The Charleston County School District and its board have completed four years pursuing the Literacy Initiative Policy at a cost to the taxpayer of $40 million.

The literacy intervention methodology they used has been compared to best practices for improving early childhood literacy. Analysis shows that the CCSD program has and will continue to fail to successfully address the literacy problem in our public schools.

A major cause of poor literacy skills among CCSD children is a lack of literacy-rich home environments. Studies have shown that the socioeconomic level of parents, not race, is the dominant factor in determining a child’s vocabulary in preschool years.

The children who, through no fault of their own, are not exposed to a significant vocabulary at home by their parents will be continuously deficient in vocabulary and vocabulary growth. The range of exposure to a vocabulary base can differ by as much as 30 million words across the socioeconomic spectrum from professional families, to working class families, to welfare families. This gross difference in vocabulary exposure will determine the ability of the child to learn to read by the end of the third grade.

Without effective intervention, this disparity in exposure to vocabulary will continue on the same trajectory and will widen over time.

To successfully change the trajectory, effective literacy intervention must start by age 4 and be implemented continuously until grade level literacy proficiency is achieved. Starting after age 4 will not be effective.

The School Board and the CCSD have institutionalized the problem of poor literacy in our schools by their failure to implement two essential policies:

1) Children must learn to read proficiently on grade level by the end of the third grade. Mandated reading on grade level by the end of the third grade must be a requirement to advance to the fourth grade. Effective remedial programs for at-risk children must be developed to ensure meeting the third grade reading goal.

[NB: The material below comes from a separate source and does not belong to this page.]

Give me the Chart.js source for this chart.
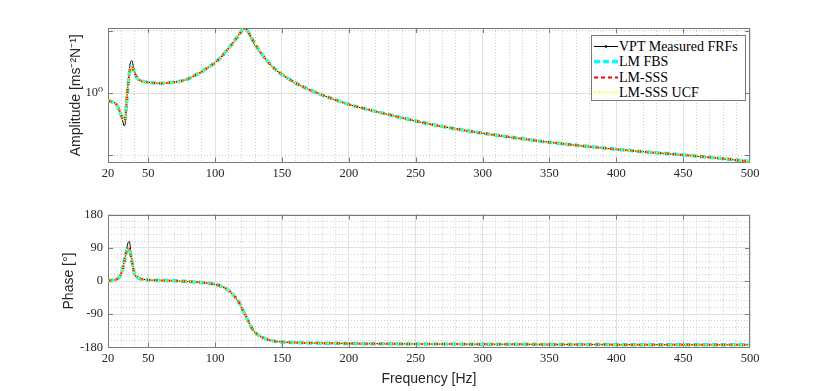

2) Children must not be promoted to the next grade without meeting the literacy and academic requirements for the assigned grade.

By not successively addressing the early childhood literacy problem, our five worst-performing high schools have graduation rates from 42 percent to 64 percent with dropout rates from 4 percent to 8.3 percent.

These five high schools have 20 to 36 percent of children entering the ninth grade reading at a fourth grade level or lower.

This condition occurs because the children have not achieved the grade level literacy and academic standards required to advance to the next grade.

These children are forced to advance to the fourth grade without reading proficiently on grade level by the end of the third grade – social promotion. As a result, in the fourth grade, they cannot read to learn.

By the time they reach the ninth grade, their reading and academic competency is five years behind their classmates who have met grade level requirements in all prior grades. They are prone to drop out of school with consequential negative social and economic outcomes.

The Annual Literacy Report by the CCSD to the School Board is not useful to show the community the severity of the existing literacy divide. To determine the effectiveness of the Literacy Initiative, and to assess the extent of the literacy divide, the superintendent should report by grade and by school:

The percent of students reading at grade level and the percent of students reading two grade levels or more lower than the assigned grade level for the literacy academies and for grades three through eight.

Analysis of the CCSD Literacy Initiative and comparison to successful best practices has been made and forwarded to the School Board.

Gov. Nikki Haley has just signed the Read to Succeed bill that incorporates these recommendations. The implementation of this legislation will improve the educational outcomes of children in the CCSD.